Aditya Kaul
IPv6 Planning, Deployment and Transition Strategies
This presentation covers various IPv6 deployment mechanisms for service providers delivering consumer Internet and enterprise business services. This would help service providers to evaluate various IPv6 transition mechanisms and the challenges they would need to consider while deploying these services.
Christian Teuschel
RIPE Atlas and RIPEstat
This presentation provides an introduction to RIPE Atlas and RIPEstat.
RIPE Atlas is a RIPE NCC project developed to collect Internet measurement data. With its thousands of globally distributed probes, it is one of the largest measurement networks ever built.
The huge amount of RIPE Atlas measurement data is made publicly accessible via another RIPE NCC project, RIPEstat. RIPEstat is also an access point for many other data sets including routing and registration data. RIPEstat is the RIPE NCC’s one-stop-shop for Internet-related information.
Jan Žorž
Best Current Operational Practices – Efforts from the Internet Society
There is an opportunity to better identify, capture, and promote documents about best current operational practices emerging from various regional network operators’ groups. We believe sharing these documents across the globe would benefit the wider Internet community and help more operators deploy new technologies like IPv6 and DNSSEC faster and more easily.
In addition, there is an opportunity to improve communications between the Internet Engineering Task Force (IETF) standards making process and operators around the globe. We believe standards could be better designed and implemented if more operators who actually use them in their real-world networks agreed on what they need and provided more feedback to the IETF.

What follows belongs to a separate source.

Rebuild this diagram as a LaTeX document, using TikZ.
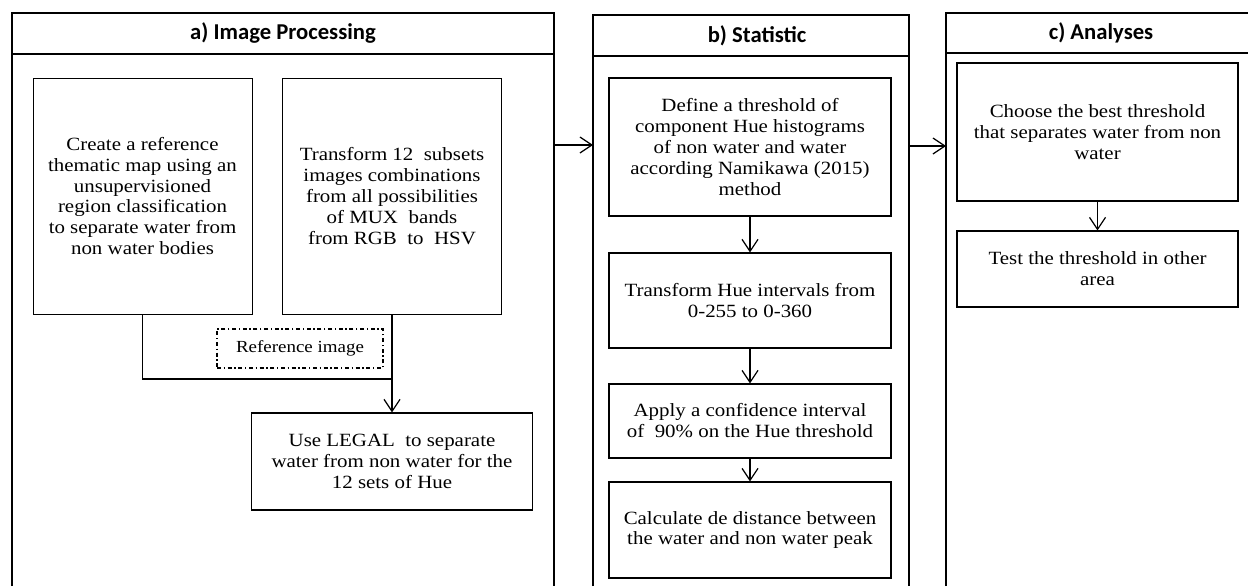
\documentclass[tikz,border=0pt]{standalone}
\usepackage{fontspec}
\setmainfont{Liberation Serif}[FakeStretch=1.12]
\newfontfamily\headfont{Carlito}
\usetikzlibrary{arrows.meta}
\newcommand{\bodysize}{\fontsize{14pt}{15.7pt}\selectfont}

\begin{document}
\begin{tikzpicture}[x=0.75pt, y=-0.75pt,
        panel/.style={line width=1.8pt},
        headtext/.style={font=\headfont\bfseries\fontsize{17pt}{20pt}\selectfont},
        procbox/.style={draw, line width=0.9pt, align=center, inner sep=2pt, font=\bodysize},
        flowarrow/.style={-{Straight Barb[length=9pt,width=12pt]}, line width=0.9pt}]
    \useasboundingbox (0,0) rectangle (1248,586);
    % a) image processing
    \draw[panel] (12,586) -- (12,13) -- (554,13) -- (554,586);
    \draw[panel] (12,54) -- (554,54);
    \node[headtext] (heada) at (283,33.5) {a) Image Processing};
    \node[procbox, line width=0.6pt, minimum width=164.25pt, minimum height=177pt] (create) 
        at (142.5,196) {Create a reference\\thematic map using an\\unsupervisioned\\region classification\\to separate water from\\non water bodies};
    \node[procbox, line width=0.6pt, minimum width=164.25pt, minimum height=177pt] (transform) 
        at (392,196) {Transform 12~ subsets\\images combinations\\from all possibilities\\of MUX~ bands\\from RGB~ to~ HSV};
    \node[draw, line width=0.8pt, dash pattern=on 3pt off 2pt on 1pt off 2pt, 
        minimum width=124.5pt, minimum height=29.25pt, 
        font=\fontsize{12.7pt}{15pt}\selectfont] (refimg) at (300,348.5) {Reference image};
    \node[procbox, minimum width=210.75pt, minimum height=72.75pt] (legal) 
        at (392,461.5) {Use LEGAL~ to separate\\water from non water for the\\12 sets of Hue};
    \coordinate (merge) at (transform.south |- 0,379);
    \draw[line width=0.8pt] (create.south) |- (merge);
    \draw[flowarrow] (transform.south) -- (legal.north);
    % b) statistic
    \draw[panel] (593,586) -- (593,15) -- (909,15) -- (909,586);
    \draw[panel] (593,56) -- (909,56);
    \node[headtext] (headb) at (757,35.5) {b) Statistic};
    \node[procbox, minimum width=211.5pt, minimum height=103.5pt] (define) 
        at (750,147) {Define a threshold of\\component Hue histograms\\of non water and water\\according Namikawa (2015)\\method};
    \node[procbox, minimum width=211.5pt, minimum height=71.25pt] (hue) 
        at (750,300.5) {Transform Hue intervals from\\0-255 to 0-360};
    \node[procbox, minimum width=211.5pt, minimum height=55.5pt] (confid) 
        at (750,421) {Apply a confidence interval\\of~ 90\% on the Hue threshold};
    \node[procbox, minimum width=211.5pt, minimum height=72pt] (peak) 
        at (750,530) {Calculate de distance between\\the water and non water peak};
    \foreach \u/\v in {define/hue,hue/confid,confid/peak}
        \draw[flowarrow] (\u) -- (\v);
    % c) analyses
    \draw[panel] (946,586) -- (946,13) -- (1260,13);
    \draw[panel] (946,53) -- (1260,53);
    \node[headtext] (headc) at (1101,33) {c) Analyses};
    \node[procbox, minimum width=210.75pt, minimum height=103.5pt] (choose) 
        at (1097.5,132) {Choose the best threshold\\that separates water from non\\water};
    \node[procbox, minimum width=210.75pt, minimum height=57pt] (test) 
        at (1097.5,269) {Test the threshold in other\\area};
    \draw[flowarrow] (choose) -- (test);
    % between panels
    \coordinate (aright) at (554,145);
    \coordinate (bleft) at (593,145);
    \coordinate (bright) at (909,146);
    \coordinate (cleft) at (946,146);
    \draw[flowarrow] (aright) -- (bleft);
    \draw[flowarrow] (bright) -- (cleft);
\end{tikzpicture}
\end{document}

In this presentation, Jan Žorž from the Internet Society Deploy360 Programme will discuss options on how to start answering three specific questions:
- Would operators benefit from documenting the best current operational practices in different regions and globally?
- Do you agree that there is a communication gap between the IETF and real-world network operators?
- What is the best path forward to closing these communication gaps and creating such document repositories?
Many operators need down-to-earth information on how to fix their current issues and how to implement new technologies coming out of the IETF. How can the Internet Society help facilitate this work?